There’s a winter cold snap and you need to fill your tires with air to offset a loss in air pressure caused by the weather. You pull into the service station near your house only to see a sign on the air compressor that the device is frozen and out of service. It’s a problem that can impact any type of air compressor — and it’s important to know what the best minimum operating temperatures are for these important devices, especially if productivity in an industrial setting is dependent upon the operation of an oil-less compressor.
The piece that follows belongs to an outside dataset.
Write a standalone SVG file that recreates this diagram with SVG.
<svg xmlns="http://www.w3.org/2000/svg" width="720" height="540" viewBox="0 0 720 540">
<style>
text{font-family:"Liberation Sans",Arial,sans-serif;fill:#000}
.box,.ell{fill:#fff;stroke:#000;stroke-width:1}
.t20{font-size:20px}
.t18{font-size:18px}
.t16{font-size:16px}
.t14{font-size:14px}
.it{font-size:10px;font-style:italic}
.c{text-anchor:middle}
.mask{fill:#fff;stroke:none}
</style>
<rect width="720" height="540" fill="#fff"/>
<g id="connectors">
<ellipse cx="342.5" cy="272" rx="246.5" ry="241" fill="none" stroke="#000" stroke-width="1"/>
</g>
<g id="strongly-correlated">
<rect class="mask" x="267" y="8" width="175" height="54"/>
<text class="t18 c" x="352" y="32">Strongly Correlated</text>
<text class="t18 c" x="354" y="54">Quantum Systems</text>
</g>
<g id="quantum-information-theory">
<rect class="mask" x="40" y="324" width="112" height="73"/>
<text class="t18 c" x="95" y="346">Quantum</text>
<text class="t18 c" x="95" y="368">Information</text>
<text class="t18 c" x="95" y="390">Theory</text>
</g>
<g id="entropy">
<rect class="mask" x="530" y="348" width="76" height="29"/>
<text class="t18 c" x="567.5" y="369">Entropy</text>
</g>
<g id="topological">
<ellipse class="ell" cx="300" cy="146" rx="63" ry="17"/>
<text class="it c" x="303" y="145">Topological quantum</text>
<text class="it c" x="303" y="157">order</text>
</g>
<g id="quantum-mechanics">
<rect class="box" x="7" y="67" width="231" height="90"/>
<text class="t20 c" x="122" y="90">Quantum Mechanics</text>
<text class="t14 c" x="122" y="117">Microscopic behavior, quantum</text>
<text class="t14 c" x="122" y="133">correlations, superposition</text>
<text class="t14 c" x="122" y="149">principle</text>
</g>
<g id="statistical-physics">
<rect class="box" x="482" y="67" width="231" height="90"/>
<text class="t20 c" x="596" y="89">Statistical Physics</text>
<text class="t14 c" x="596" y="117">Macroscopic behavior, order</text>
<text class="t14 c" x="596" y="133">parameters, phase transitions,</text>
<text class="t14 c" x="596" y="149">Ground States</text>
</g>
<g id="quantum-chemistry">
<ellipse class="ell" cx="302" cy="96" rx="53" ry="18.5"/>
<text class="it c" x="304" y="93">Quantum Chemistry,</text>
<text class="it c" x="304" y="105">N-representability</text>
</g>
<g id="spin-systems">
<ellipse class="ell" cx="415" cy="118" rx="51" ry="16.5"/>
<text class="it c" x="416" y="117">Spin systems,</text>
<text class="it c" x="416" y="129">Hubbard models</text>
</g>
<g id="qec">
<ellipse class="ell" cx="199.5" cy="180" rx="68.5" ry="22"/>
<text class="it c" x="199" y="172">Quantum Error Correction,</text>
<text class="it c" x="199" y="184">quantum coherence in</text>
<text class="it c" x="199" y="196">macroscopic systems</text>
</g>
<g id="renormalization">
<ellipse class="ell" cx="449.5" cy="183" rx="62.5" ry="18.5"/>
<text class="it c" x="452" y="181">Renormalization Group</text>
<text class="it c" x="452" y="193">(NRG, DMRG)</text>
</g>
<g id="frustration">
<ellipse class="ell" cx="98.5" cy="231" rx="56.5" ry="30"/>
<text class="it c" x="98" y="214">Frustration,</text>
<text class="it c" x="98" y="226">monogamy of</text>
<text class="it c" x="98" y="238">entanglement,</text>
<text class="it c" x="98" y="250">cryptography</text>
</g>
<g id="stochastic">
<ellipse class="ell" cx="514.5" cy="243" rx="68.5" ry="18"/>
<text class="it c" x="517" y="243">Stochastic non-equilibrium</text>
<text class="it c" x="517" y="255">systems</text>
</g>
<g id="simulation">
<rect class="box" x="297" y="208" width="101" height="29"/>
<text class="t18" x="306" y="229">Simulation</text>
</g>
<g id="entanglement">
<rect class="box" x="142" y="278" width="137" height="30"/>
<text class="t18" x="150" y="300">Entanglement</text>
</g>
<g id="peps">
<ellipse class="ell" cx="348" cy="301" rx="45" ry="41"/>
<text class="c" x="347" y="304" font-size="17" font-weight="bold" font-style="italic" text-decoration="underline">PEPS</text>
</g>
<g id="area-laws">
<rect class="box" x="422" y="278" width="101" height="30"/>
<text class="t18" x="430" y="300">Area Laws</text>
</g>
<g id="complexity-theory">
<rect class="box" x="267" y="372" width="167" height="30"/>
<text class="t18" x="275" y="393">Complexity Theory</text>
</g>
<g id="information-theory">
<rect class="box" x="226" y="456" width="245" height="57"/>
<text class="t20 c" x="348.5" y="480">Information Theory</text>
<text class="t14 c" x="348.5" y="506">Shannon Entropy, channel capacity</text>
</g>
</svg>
Cold weather isn’t just an inconvenience for people — it also can have a detrimental effect on many of the products, systems and components that we may use on an everyday basis. In an industrial setting, the air compressor and compressed air system can experience trouble if the right measures aren’t taken. One of the questions we’re often asked is just what is the minimum operating temperature for an oil-less air compressor. In this post, we’ll discuss what this recommended low temperature is and why. Here’s a closer look:
Minimum Operating Temperature for Oil-Less Air Compressor
So just how cold can you let an air compressor get before you’re at risk of some significant short- and long-term damage to it or its system? Generally speaking, any temperature below 40 degrees Fahrenheit is a major red flag when it comes to operating an industrial air compressor. This is largely because if it gets any colder, condensate freeze and component freezing can occur, which can impact the workings of the entire system. And when water or components freeze, they tend to enlarge. It’s similar to how a frozen pipe in your home can burst and cause water damage throughout your property if the problem isn’t resolved in a timely manner. When condensate or components freeze, they tend to get larger which can lead to cracking or damage throughout the air compressor system. If these cracks are permitted to expand over time, then it could lead to even more widespread problems.
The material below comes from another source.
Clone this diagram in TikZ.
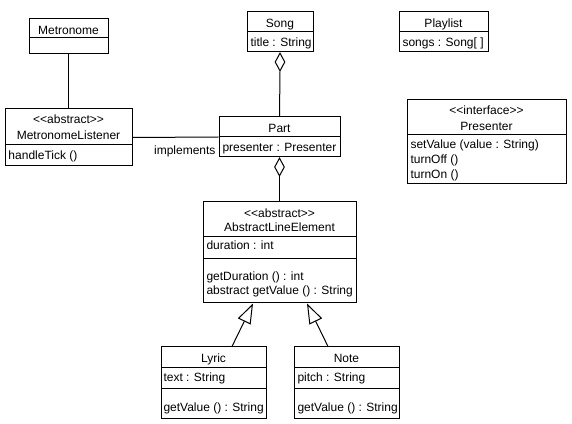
\documentclass[tikz,border=0pt]{standalone}
\usepackage{fontspec}
\setmainfont{Liberation Sans}
\usetikzlibrary{fit,shapes.geometric,arrows.meta}
\begin{document}
\begin{tikzpicture}[x=0.75pt,y=-0.75pt,line width=0.75pt,
  box/.style={draw,inner sep=0pt},
  ttl/.style={inner sep=0pt,text height=6.5pt,text depth=0pt,font=\fontsize{9}{11}\selectfont},
  attr/.style={ttl,anchor=west},
  agg/.style={diamond,draw,fill=white,inner sep=0pt,minimum width=7.5pt,minimum height=13.5pt,anchor=north},
  inherit/.style={-{Triangle[open,length=15pt,width=10.5pt]}}]
\useasboundingbox (0,0) rectangle (572,424);
% Metronome
\node[box,fit={(29,19) (108,54)}] (metronome) {};
\draw (29,38) -- (108,38);
\node[ttl] (metronomeT) at (68.5,30) {Metronome};
% MetronomeListener
\node[box,fit={(5,109) (132,166)}] (ml) {};
\draw (5,145) -- (132,145);
\node[ttl] (mlS) at (68.5,119) {<{}<abstract>{}>};
\node[ttl] (mlT) at (68.5,135) {MetronomeListener};
\node[attr] (mlA) at (8,155) {handleTick ()};
% Song
\node[box,fit={(247,12) (313,52)}] (song) {};
\draw (247,32) -- (313,32);
\node[ttl] (songT) at (280,23) {Song};
\node[attr] (songA) at (250,42) {title : String};
% Playlist
\node[box,fit={(399,12) (488,52)}] (playlist) {};
\draw (399,32) -- (488,32);
\node[ttl] (playlistT) at (443.5,23) {Playlist};
\node[attr] (playlistA) at (402,42) {songs : Song[ ]};
% Part
\node[box,fit={(219,117) (340,157)}] (part) {};
\draw (219,137) -- (340,137);
\node[ttl] (partT) at (279.5,128) {Part};
\node[attr] (partA) at (222,147) {presenter : Presenter};
% Presenter
\node[box,fit={(407,100) (566,184)}] (presenter) {};
\draw (407,135) -- (566,135);
\node[ttl] (presS) at (486.5,110) {<{}<interface>{}>};
\node[ttl] (presT) at (486.5,126) {Presenter};
\node[attr] (presA) at (410,144) {setValue (value : String)};
\node[attr] (presB) at (410,159) {turnOff ()};
\node[attr] (presC) at (410,174) {turnOn ()};
% AbstractLineElement
\node[box,fit={(203,202) (356,303)}] (ale) {};
\draw (203,237) -- (356,237);
\draw (203,259) -- (356,259);
\node[ttl] (aleS) at (279.5,213) {<{}<abstract>{}>};
\node[ttl] (aleT) at (279.5,227) {AbstractLineElement};
\node[attr] (aleA) at (206,245) {duration : int};
\node[attr] (aleB) at (206,276) {getDuration () : int};
\node[attr] (aleC) at (206,290) {abstract getValue () : String};
% Lyric
\node[box,fit={(161,347) (266,418)}] (lyric) {};
\draw (161,368) -- (266,368);
\draw (161,389) -- (266,389);
\node[ttl] (lyricT) at (213.5,358) {Lyric};
\node[attr] (lyricA) at (163,377) {text : String};
\node[attr] (lyricB) at (163,407) {getValue () : String};
% Note
\node[box,fit={(294,347) (399,418)}] (note) {};
\draw (294,368) -- (399,368);
\draw (294,389) -- (399,389);
\node[ttl] (noteT) at (346.5,358) {Note};
\node[attr] (noteA) at (297,377) {pitch : String};
\node[attr] (noteB) at (297,407) {getValue () : String};
% connectors
\draw (metronome.south) -- (ml.north);
\draw (ml.east) -- (part.west);
\node[ttl,anchor=east] (impl) at (216,150) {implements};
\node[agg] (d1) at (song.south) {};
\draw (d1.south) -- (part.north);
\node[agg] (d2) at (part.south) {};
\draw (d2.south) -- (ale.north);
\draw[inherit] ([xshift=13.875pt]lyric.north) -- ([xshift=-19.875pt]ale.south);
\draw[inherit] ([xshift=-13.875pt]note.north) -- ([xshift=20.625pt]ale.south);
\end{tikzpicture}
\end{document}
The good news is that it’s more advantageous to be operating an oil-less compressor in cooler environments compared to one that is oil lubricated. That’s because in cold temperatures, oil will often thicken, thereby impacting the overall performance of the air compressor. It’s why oil-based compressors should always be stored in a room that stays warm or can be modified to stay warm at certain periods of the year. Regardless of whether your air compressor is oil-lubricated, oil-free or oil-less, generally sticking to the 40-degree rule is your best bet. Anything less than that and your compressor is at risk of some of the issues that we’ve talked about earlier in this section.
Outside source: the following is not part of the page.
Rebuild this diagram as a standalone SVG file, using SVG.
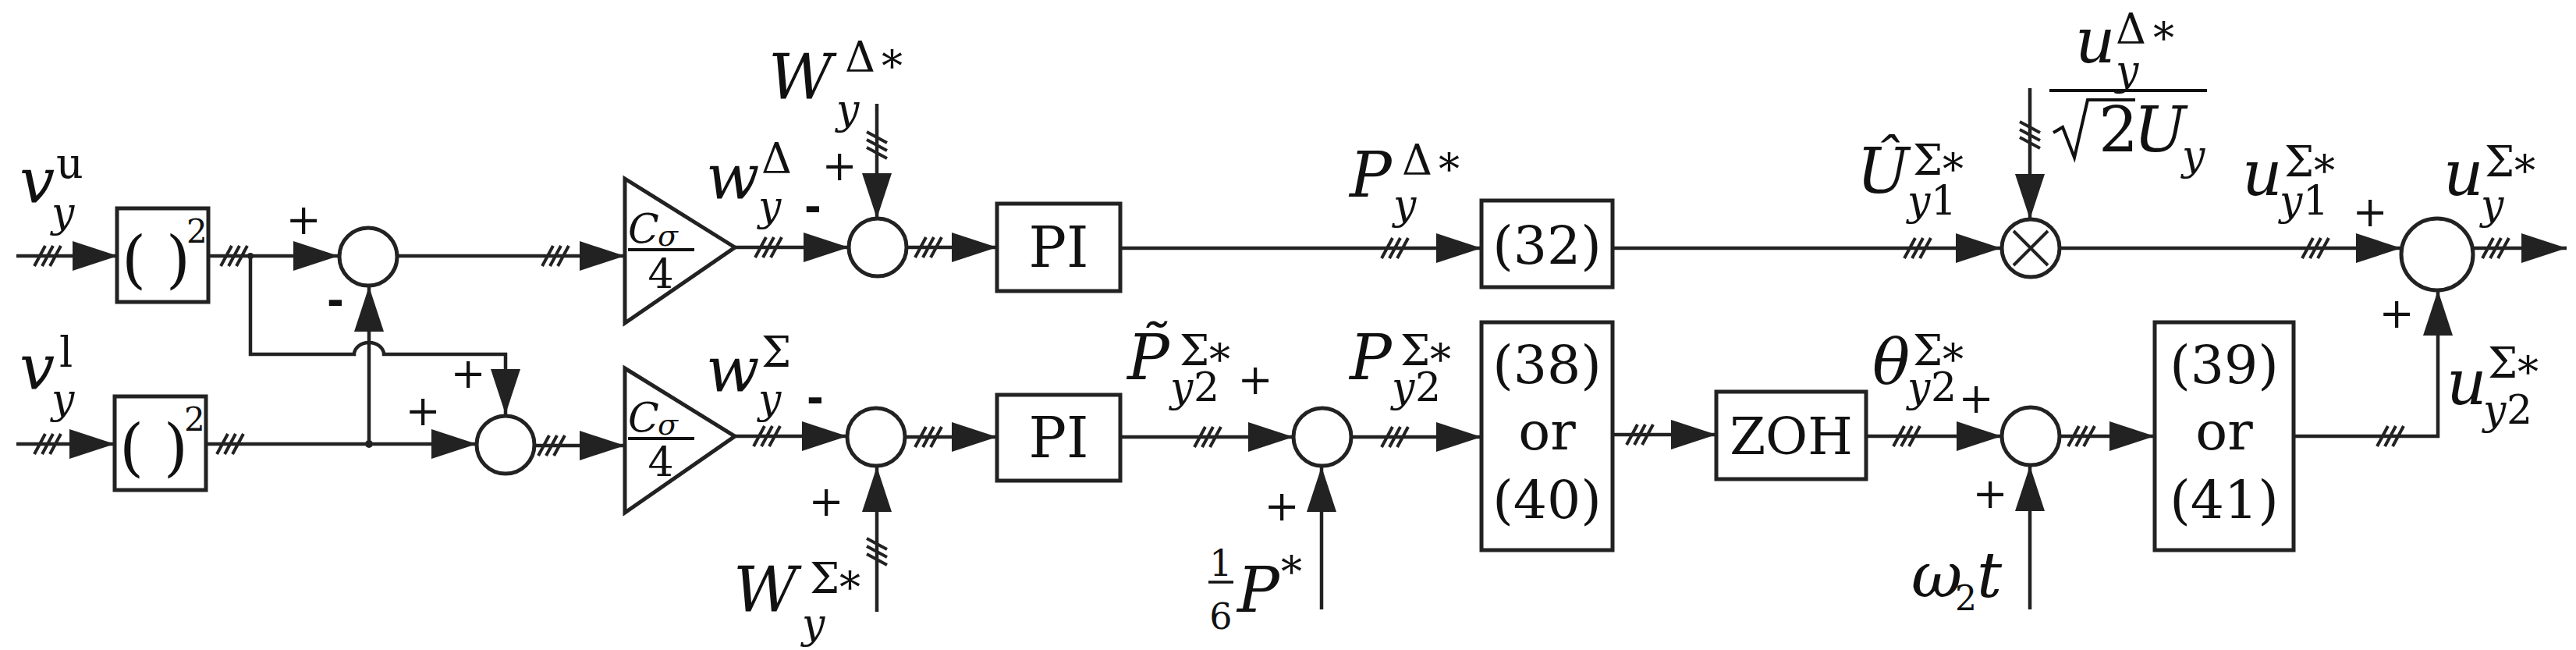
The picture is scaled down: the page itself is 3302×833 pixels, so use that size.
<svg xmlns="http://www.w3.org/2000/svg" width="3302" height="833" viewBox="0 0 3302 833">
<style>
.l{stroke:#222;stroke-width:4.5;fill:none}
.b{stroke:#222;stroke-width:5;fill:#fff}
.a{marker-end:url(#ar)}
text{font-family:"DejaVu Serif","Liberation Serif",serif;fill:#111}
.m{font-style:italic}
.big{font-size:80px}.sup{font-size:54px}.sub{font-size:52px}
.pl{font-size:54px;text-anchor:middle}
.mi{font-family:"Liberation Sans",sans-serif;font-weight:bold;font-size:64px;text-anchor:middle}
.c{text-anchor:middle}
</style>
<defs>
<marker id="ar" markerUnits="userSpaceOnUse" markerWidth="60" markerHeight="40" refX="58" refY="19" orient="auto"><path d="M0,0 L58,19 L0,38 z" fill="#222"/></marker>
<g id="tk"><path d="M-17,13 L-3,-13 M-7,13 L7,-13 M3,13 L17,-13" stroke="#222" stroke-width="4" fill="none"/></g>
</defs>

<g id="connectors">
<path class="l a" d="M21,328 H151"/><use href="#tk" x="61" y="328"/>
<path class="l a" d="M21,569 H147"/><use href="#tk" x="61" y="569"/>
<path class="l a" d="M267,328 H434"/><use href="#tk" x="300" y="328"/>
<circle cx="321" cy="328" r="4" fill="#222"/>
<path class="l a" d="M264,569 H611"/><use href="#tk" x="295" y="569"/>
<circle cx="473" cy="569" r="5" fill="#222"/>
<path class="l a" d="M473,569 V367"/>
<path class="l a" d="M321,328 V454 H454 A19,15 0 0 1 492,454 H648 V531"/>
<path class="l a" d="M509,328 H801"/><use href="#tk" x="712" y="328"/>
<path class="l a" d="M685,571 H801"/><use href="#tk" x="707" y="571"/>
<path class="l a" d="M942,317 H1088"/><use href="#tk" x="985" y="317"/>
<path class="l a" d="M942,559 H1086"/><use href="#tk" x="983" y="559"/>
<path class="l a" d="M1124,133 V280"/><use href="#tk" transform="translate(1124,186) rotate(-90)"/>
<path class="l a" d="M1124,784 V598"/><use href="#tk" transform="translate(1124,707) rotate(-90)"/>
<path class="l a" d="M1162,317 H1278"/><use href="#tk" x="1190" y="317"/>
<path class="l a" d="M1160,560 H1278"/><use href="#tk" x="1190" y="560"/>
<path class="l a" d="M1436,318 H1899"/><use href="#tk" x="1788" y="318"/>
<path class="l a" d="M1436,560 H1658"/><use href="#tk" x="1548" y="560"/>
<path class="l a" d="M1694,781 V598"/>
<path class="l a" d="M1732,560 H1899"/><use href="#tk" x="1788" y="560"/>
<path class="l a" d="M2067,318 H2565"/><use href="#tk" x="2458" y="318"/>
<path class="l a" d="M2067,557 H2200"/><use href="#tk" x="2102" y="557"/>
<path class="l a" d="M2392,559 H2566"/><use href="#tk" x="2444" y="559"/>
<path class="l a" d="M2602,113 V281"/><use href="#tk" transform="translate(2602,173) rotate(-90)"/>
<path class="l a" d="M2602,781 V597"/>
<path class="l a" d="M2640,559 H2762"/><use href="#tk" x="2668" y="559"/>
<path class="l a" d="M2641,318 H3078"/><use href="#tk" x="2968" y="318"/>
<path class="l a" d="M2940,559 H3125 V372"/><use href="#tk" x="3064" y="559"/>
<path class="l a" d="M3170,318 H3290"/><use href="#tk" x="3199" y="318"/>
</g>

<g id="sq1"><rect class="b" x="150" y="267" width="117" height="120"/><text x="200" y="360" font-size="80" text-anchor="middle">( )</text><text x="239" y="311" font-size="42">2</text></g>
<g id="sq2"><rect class="b" x="147" y="508" width="117" height="120"/><text x="197" y="601" font-size="80" text-anchor="middle">( )</text><text x="236" y="552" font-size="42">2</text></g>
<g id="sum1"><circle class="b" cx="472" cy="329" r="37"/></g>
<g id="sum2"><circle class="b" cx="648" cy="570" r="37"/></g>
<g id="gain1"><polygon class="b" points="801,229 942,317 801,414"/><text class="m" x="805" y="311" font-size="52">C</text><text class="m" x="843" y="315" font-size="38">σ</text><path d="M805,320 H890" stroke="#111" stroke-width="4"/><text x="847" y="369" font-size="52" text-anchor="middle">4</text></g>
<g id="gain2"><polygon class="b" points="801,472 942,559 801,657"/><text class="m" x="805" y="553" font-size="52">C</text><text class="m" x="843" y="557" font-size="38">σ</text><path d="M805,562 H890" stroke="#111" stroke-width="4"/><text x="847" y="610" font-size="52" text-anchor="middle">4</text></g>
<g id="sumD"><circle class="b" cx="1125" cy="317" r="37"/></g>
<g id="sumS"><circle class="b" cx="1123" cy="560" r="37"/></g>
<g id="pi1"><rect class="b" x="1278" y="261" width="158" height="112"/><text class="c" x="1357" y="342" font-size="72">PI</text></g>
<g id="pi2"><rect class="b" x="1278" y="506" width="158" height="110"/><text class="c" x="1357" y="586" font-size="72">PI</text></g>
<g id="sumP"><circle class="b" cx="1695" cy="560" r="37"/></g>
<g id="b32"><rect class="b" x="1899" y="257" width="168" height="111"/><text class="c" x="1983" y="338" font-size="68">(32)</text></g>
<g id="b38"><rect class="b" x="1899" y="413" width="168" height="292"/><text class="c" x="1983" y="491" font-size="68">(38)</text><text class="c" x="1983" y="576" font-size="68">or</text><text class="c" x="1983" y="664" font-size="68">(40)</text></g>
<g id="zoh"><rect class="b" x="2200" y="502" width="192" height="112"/><text class="c" x="2296" y="582" font-size="66">ZOH</text></g>
<g id="mult"><circle class="b" cx="2603" cy="318" r="37"/><path d="M2581,296 L2625,340 M2625,296 L2581,340" stroke="#222" stroke-width="4"/></g>
<g id="sumT"><circle class="b" cx="2603" cy="559" r="37"/></g>
<g id="b39"><rect class="b" x="2762" y="413" width="178" height="292"/><text class="c" x="2851" y="491" font-size="68">(39)</text><text class="c" x="2851" y="576" font-size="68">or</text><text class="c" x="2851" y="664" font-size="68">(41)</text></g>
<g id="sumOut"><circle class="b" cx="3124" cy="326" r="46"/></g>

<g id="labels">
<text class="m big" x="25" y="260">v</text><text class="sup" x="72" y="228">u</text><text class="m sub" x="66" y="290">y</text>
<text class="m big" x="25" y="499">v</text><text class="sup" x="76" y="470">l</text><text class="m sub" x="66" y="529">y</text>
<text class="pl" x="389" y="300">+</text><text class="mi" x="430" y="405">-</text>
<text class="pl" x="600" y="497">+</text><text class="pl" x="542" y="545">+</text>
<text class="m big" x="905" y="255">w</text><text class="sup" x="976" y="222">Δ</text><text class="m sub" x="972" y="282">y</text>
<text class="mi" x="1042" y="285">-</text><text class="pl" x="1076" y="231">+</text>
<text class="m big" x="905" y="502">w</text><text class="sup" x="976" y="470">Σ</text><text class="m sub" x="972" y="529">y</text>
<text class="mi" x="1045" y="530">-</text><text class="pl" x="1059" y="661">+</text>
<text class="m big" x="985" y="127">W</text><text class="sup" x="1083" y="92">Δ</text><text class="sup" x="1130" y="104">*</text><text class="m sub" x="1072" y="158">y</text>
<text class="m big" x="940" y="784">W</text><text class="sup" x="1038" y="760">Σ</text><text class="sup" x="1076" y="772">*</text><text class="m sub" x="1028" y="817">y</text>
<text class="m big" x="1445" y="486">P̃</text><text class="sup" x="1512" y="468">Σ</text><text class="sup" x="1550" y="480">*</text><text class="m sub" x="1500" y="514">y</text><text class="sub" x="1530" y="514">2</text>
<text class="pl" x="1609" y="505">+</text><text class="pl" x="1643" y="667">+</text>
<text class="c" x="1565" y="738" font-size="46">1</text><path d="M1549,746 H1581" stroke="#111" stroke-width="3.5"/><text class="c" x="1565" y="806" font-size="46">6</text>
<text class="m big" x="1586" y="784">P</text><text class="sup" x="1642" y="752">*</text>
<text class="m big" x="1730" y="252">P</text><text class="sup" x="1797" y="224">Δ</text><text class="sup" x="1844" y="236">*</text><text class="m sub" x="1786" y="280">y</text>
<text class="m big" x="1730" y="486">P</text><text class="sup" x="1795" y="468">Σ</text><text class="sup" x="1833" y="480">*</text><text class="m sub" x="1784" y="514">y</text><text class="sub" x="1814" y="514">2</text>
<text class="m big" x="2380" y="247">Û</text><text class="sup" x="2452" y="224">Σ</text><text class="sup" x="2490" y="236">*</text><text class="m sub" x="2445" y="275">y</text><text class="sub" x="2475" y="275">1</text>
<text class="m big" x="2400" y="491">θ</text><text class="sup" x="2452" y="468">Σ</text><text class="sup" x="2490" y="480">*</text><text class="m sub" x="2445" y="514">y</text><text class="sub" x="2475" y="514">2</text>
<text class="pl" x="2533" y="529">+</text><text class="pl" x="2551" y="651">+</text>
<text class="m big" x="2450" y="765">ω</text><text x="2506" y="782" font-size="44">2</text><text class="m big" x="2534" y="765">t</text>
<text class="m big" x="2660" y="80">u</text><text class="sup" x="2712" y="56">Δ</text><text class="sup" x="2760" y="68">*</text><text class="m sub" x="2712" y="108">y</text>
<path d="M2627,116 H2829" stroke="#111" stroke-width="4"/>
<path d="M2632,170 L2644,163 L2659,202 L2676,128 H2737" stroke="#111" stroke-width="4" fill="none"/>
<text x="2690" y="194" font-size="80">2</text><text class="m big" x="2735" y="194">U</text><text class="m sub" x="2797" y="217">y</text>
<text class="m big" x="2874" y="250">u</text><text class="sup" x="2928" y="226">Σ</text><text class="sup" x="2966" y="238">*</text><text class="m sub" x="2922" y="275">y</text><text class="sub" x="2952" y="275">1</text>
<text class="pl" x="3038" y="290" font-size="70">+</text><text class="pl" x="3072" y="420" font-size="70">+</text>
<text class="m big" x="3132" y="250">u</text><text class="sup" x="3185" y="226">Σ</text><text class="sup" x="3223" y="238">*</text><text class="m sub" x="3180" y="280">y</text>
<text class="m big" x="3136" y="518">u</text><text class="sup" x="3189" y="484">Σ</text><text class="sup" x="3227" y="496">*</text><text class="m sub" x="3183" y="543">y</text><text class="sub" x="3213" y="543">2</text>
</g>
</svg>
Cold Weather Air Compressor Best Practices
As we stated in the opening, cold weather has the potential to really impact how effective certain products, components or systems operate. And while the 40-degree rule is a good one for industrial air compressors and compressed air systems, there are a variety of other tips and strategies that you can implement to ensure that the system operates well during the cold-weather months. Here’s a look at some of those tips:
As we’ve established in this piece, air compressors aren’t without certain challenges, and pipe freeze is one of them across the overall compressed air system. Because piping is often installed near the roof of industrial facilities or near exterior walls where it may be colder, it’s important to pay attention to the pipes. If you don’t think there’s enough heat circulating throughout the facility, one thing you can do is purchase pipe insulating sleeves to outfit the piping with. These are easily positioned over the exposed pipe and help keep it warmer in cool temperatures.
Have the Compressor, System Serviced Regularly
It’s always a good idea to have annual preventative maintenance performed on your air compressor and the greater compressed air system. This will help ensure it is in good working condition and also help properly assess the condition of the system. If there’s evidence of part or component wear that is believed to have been caused by cold weather, a fix can occur and future modifications can be made to prevent any of the same issues from happening again.
Pay Attention to Various Components
We’d suggest paying special attention to condensate drains and inlet air filters. If condensate drains fail or experience an issue, then condensate can travel to other areas throughout the compressed air system, doing more damage than just potentially freezing. It’s also important to regularly check the compressor’s inlet air filter, as ice may form within it if temperatures dip below the recommended 40-degree benchmark for operation.